Thursday, 23 May 2013

Woolwich Killing: Who is the Real Target?

A soldier dead, a family in mourning, a nation outraged and it feels like the 1970s. This is not a good place to be.

Two Islamist terrorists commit a brutal murder on a London street and hang around waiting for the cops in the hope that they will become martyrs. The unfortunate young man who was slain though isn't the real target. To the killers' mind he is just a necessity. The real target is you. Me. All of us in the United Kingdom. The real aim is to generate hatred of Muslims.

The plan is simple. Extremists of all sides wish to gain support and come to represent their host community. They tell their own would-be supporters that the rest of the nation hates them already, either secretly or openly, that they will never be accepted and will forever be second class citizens. Then an outrage such as yesterday's murder is committed in the hope and expectation of a backlash from the general population.

If violence is the result, so much the better. But violence is rare: what matters is the atmosphere; the words and attitudes following the outrage. Which of us today are angry? The vast majority I am sure. The big question though is how will you personally vent your anger? Will you repost hate blogs, calling for all Muslims to get out of Britain? Will you talk in private, grumbling how Muslims never will be British? Perhaps while walking down the street you might say something hurtful to a Muslim or even just throw one a sour look. Or will you realise that somebody is trying to manipulate you and to do any of these things would bring joy to the dark hearts of murderers?

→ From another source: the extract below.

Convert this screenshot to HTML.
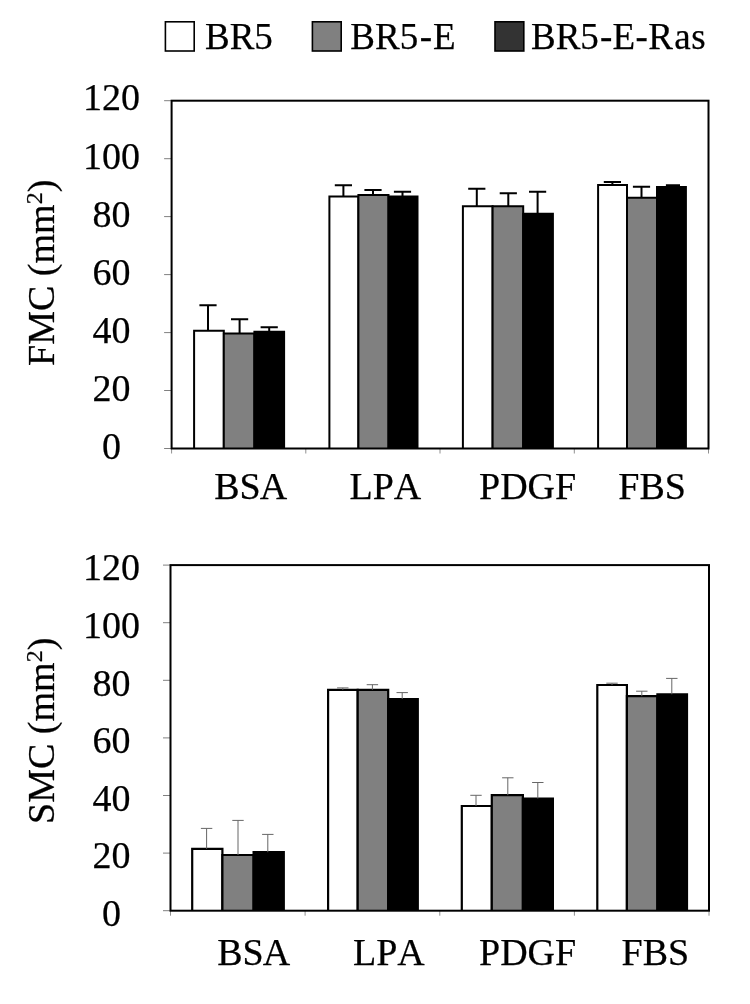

The Muslim communities are the main target. It is dreadful to hear that some evil act is committed in the name of the God one loves. Something so abhorrent is a desecration of sincerely-held belief. But that is just one level. The idea is that all hands should be turned against them, their families and communities become victims of bigotry and violence and that the words of the terrorists should be proved correct.

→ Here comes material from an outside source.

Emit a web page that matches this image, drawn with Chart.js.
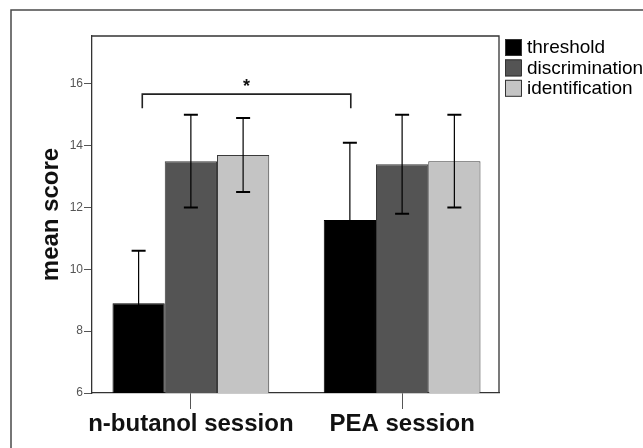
<!DOCTYPE html>
<html>
<head>
<meta charset="utf-8">
<script src="https://cdn.jsdelivr.net/npm/chart.js@4.4.1/dist/chart.umd.min.js"></script>
<style>
  html, body { margin: 0; padding: 0; background: #fff; }
  #wrap { width: 643px; height: 448px; position: relative; }
</style>
</head>
<body>
<div id="wrap"><canvas id="canvas" width="643" height="448"></canvas></div>
<script>
// data
var sessions = ['n-butanol session', 'PEA session'];
var seriesNames = ['threshold', 'discrimination', 'identification'];
var thresholdMean = [8.9, 11.6];
var thresholdErr = [1.7, 2.5];
var discriminationMean = [13.5, 13.4];
var discriminationErr = [1.5, 1.6];
var identificationMean = [13.7, 13.5];
var identificationErr = [1.2, 1.5];
var yTickValues = [6, 8, 10, 12, 14, 16];

// significance bracket between the two threshold bars
var sigFromX = -0.23;
var sigToX = 0.757;
var sigY = 15.67;
var sigDropY = 15.21;
var sigLabel = '*';

var FONT = '"Liberation Sans", Arial, Helvetica, sans-serif';
var colors = ['#000000', '#545454', '#c4c4c4'];

function toPoints(arr) {
  return arr.map(function(v, i) { return { x: i, y: v }; });
}

var means = [thresholdMean, discriminationMean, identificationMean];
var errs = [thresholdErr, discriminationErr, identificationErr];

var datasets = seriesNames.map(function(name, i) {
  return {
    label: name,
    data: toPoints(means[i]),
    errors: errs[i],
    backgroundColor: colors[i],
    borderColor: i == 0 ? '#000' : '#3a3a3a',
    borderWidth: 1,
    borderSkipped: false,
    categoryPercentage: 0.742,
    barPercentage: 1.0
  };
});

// outer frame (only top and left edges are in the picture) + plot box
var framePlugin = {
  id: 'frame',
  beforeDraw: function(chart) {
    var ctx = chart.ctx;
    ctx.save();
    ctx.fillStyle = '#fff';
    ctx.fillRect(0, 0, chart.width, chart.height);
    ctx.strokeStyle = '#4a4a4a';
    ctx.lineWidth = 1.5;
    ctx.beginPath();
    ctx.moveTo(11, chart.height);
    ctx.lineTo(11, 10);
    ctx.lineTo(chart.width, 10);
    ctx.stroke();
    ctx.restore();
  },
  afterDraw: function(chart) {
    var a = chart.chartArea;
    var ctx = chart.ctx;
    ctx.save();
    ctx.strokeStyle = '#333';
    ctx.lineWidth = 1.3;
    ctx.beginPath();
    ctx.moveTo(a.left, a.top);
    ctx.lineTo(a.right, a.top);
    ctx.lineTo(a.right, a.bottom);
    ctx.stroke();
    ctx.restore();
  }
};

var errorBarPlugin = {
  id: 'errorBars',
  afterDatasetsDraw: function(chart) {
    var ctx = chart.ctx;
    var y = chart.scales.y;
    ctx.save();
    ctx.strokeStyle = '#000';
    chart.data.datasets.forEach(function(ds, i) {
      var meta = chart.getDatasetMeta(i);
      meta.data.forEach(function(bar, j) {
        var v = ds.data[j].y;
        var e = ds.errors[j];
        var top = y.getPixelForValue(v + e);
        var bot = y.getPixelForValue(v - e);
        ctx.lineWidth = 1.2;
        ctx.beginPath();
        ctx.moveTo(bar.x, top);
        ctx.lineTo(bar.x, bot);
        ctx.stroke();
        ctx.lineWidth = 2;
        ctx.beginPath();
        ctx.moveTo(bar.x - 7, top);
        ctx.lineTo(bar.x + 7, top);
        ctx.moveTo(bar.x - 7, bot);
        ctx.lineTo(bar.x + 7, bot);
        ctx.stroke();
      });
    });
    ctx.restore();
  }
};

var bracketPlugin = {
  id: 'bracket',
  afterDatasetsDraw: function(chart) {
    var ctx = chart.ctx;
    var x = chart.scales.x, y = chart.scales.y;
    var x1 = x.getPixelForValue(sigFromX);
    var x2 = x.getPixelForValue(sigToX);
    var yl = y.getPixelForValue(sigY);
    var yd = y.getPixelForValue(sigDropY);
    ctx.save();
    ctx.strokeStyle = '#222';
    ctx.lineWidth = 1.6;
    ctx.beginPath();
    ctx.moveTo(x1, yd);
    ctx.lineTo(x1, yl);
    ctx.lineTo(x2, yl);
    ctx.lineTo(x2, yd);
    ctx.stroke();
    ctx.fillStyle = '#111';
    ctx.font = 'bold 18px ' + FONT;
    ctx.textAlign = 'center';
    ctx.textBaseline = 'alphabetic';
    ctx.fillText(sigLabel, (x1 + x2) / 2, yl - 2);
    ctx.restore();
  }
};

var legendPlugin = {
  id: 'sideLegend',
  afterDraw: function(chart) {
    var ctx = chart.ctx;
    var left = chart.chartArea.right + 6;
    var top = 39;
    ctx.save();
    ctx.font = '19px ' + FONT;
    ctx.textBaseline = 'middle';
    ctx.textAlign = 'left';
    chart.data.datasets.forEach(function(ds, i) {
      var yy = top + i * 20.4;
      ctx.fillStyle = ds.backgroundColor;
      ctx.fillRect(left, yy, 16, 17);
      ctx.strokeStyle = '#333';
      ctx.lineWidth = 1;
      ctx.strokeRect(left + 0.5, yy + 0.5, 16, 16);
      ctx.fillStyle = '#000';
      ctx.fillText(ds.label, left + 22, yy + 9);
    });
    ctx.restore();
  }
};

var ctx = document.getElementById('canvas');
var chart = new Chart(ctx, {
  type: 'bar',
  data: { datasets: datasets },
  options: {
    responsive: false,
    animation: false,
    layout: { padding: { left: 0, top: 36, right: 144, bottom: 0 } },
    plugins: {
      legend: { display: false },
      tooltip: { enabled: false }
    },
    scales: {
      x: {
        type: 'linear',
        offset: false,
        min: -0.468,
        max: 1.4586,
        afterBuildTicks: function(scale) {
          scale.ticks = sessions.map(function(s, i) { return { value: i }; });
        },
        afterFit: function(scale) { scale.height = 55; },
        grid: {
          drawOnChartArea: false,
          offset: false,
          tickLength: 16,
          color: '#555',
          lineWidth: 1
        },
        border: { display: true, color: '#333', width: 1.3 },
        ticks: {
          padding: 1,
          autoSkip: false,
          maxRotation: 0,
          minRotation: 0,
          color: '#111',
          font: { family: FONT, size: 24, weight: 'bold' },
          callback: function(v) { return sessions[v]; }
        }
      },
      y: {
        min: 6,
        max: 17.55,
        afterBuildTicks: function(scale) {
          scale.ticks = yTickValues.map(function(v) { return { value: v }; });
        },
        afterFit: function(scale) { scale.width = 92; },
        grid: {
          drawOnChartArea: false,
          tickLength: 8,
          color: '#555',
          lineWidth: 1
        },
        border: { display: true, color: '#333', width: 1.3 },
        ticks: {
          padding: 1,
          color: '#555',
          font: { family: FONT, size: 12 }
        },
        title: {
          display: true,
          text: 'mean score',
          color: '#111',
          font: { family: FONT, size: 24, weight: 'bold' },
          padding: { top: 37, bottom: 0 }
        }
      }
    }
  },
  plugins: [framePlugin, errorBarPlugin, bracketPlugin, legendPlugin]
});
</script>
</body>
</html>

It is too easy to fall into the trap set by extremists. Most of us probably don't know any people who would support yesterday's actions but if you do, how should one react? A tricky question but an atheist friend of mine reminded me the other day of this:  

“Never pay back evil for evil to anyone. Respect what is right in the sight of all men. If possible, so far as it depends on you, be at peace with all men. Never take your own revenge, beloved, but leave room for the wrath of God, for it is written, ‘Vengeance is Mine, I will repay,’ says the Lord. But if your enemy is hungry, feed him, and if he is thirsty, give him a drink; for in so doing you will heap burning coals on his head.’ Do not be overcome by evil, but overcome evil with good” (Romans 12:17-21)

May the young man killed rest in peace. May his family find, with time, some kind of peace. And may those who preach and practice hate be overpowered by goodness.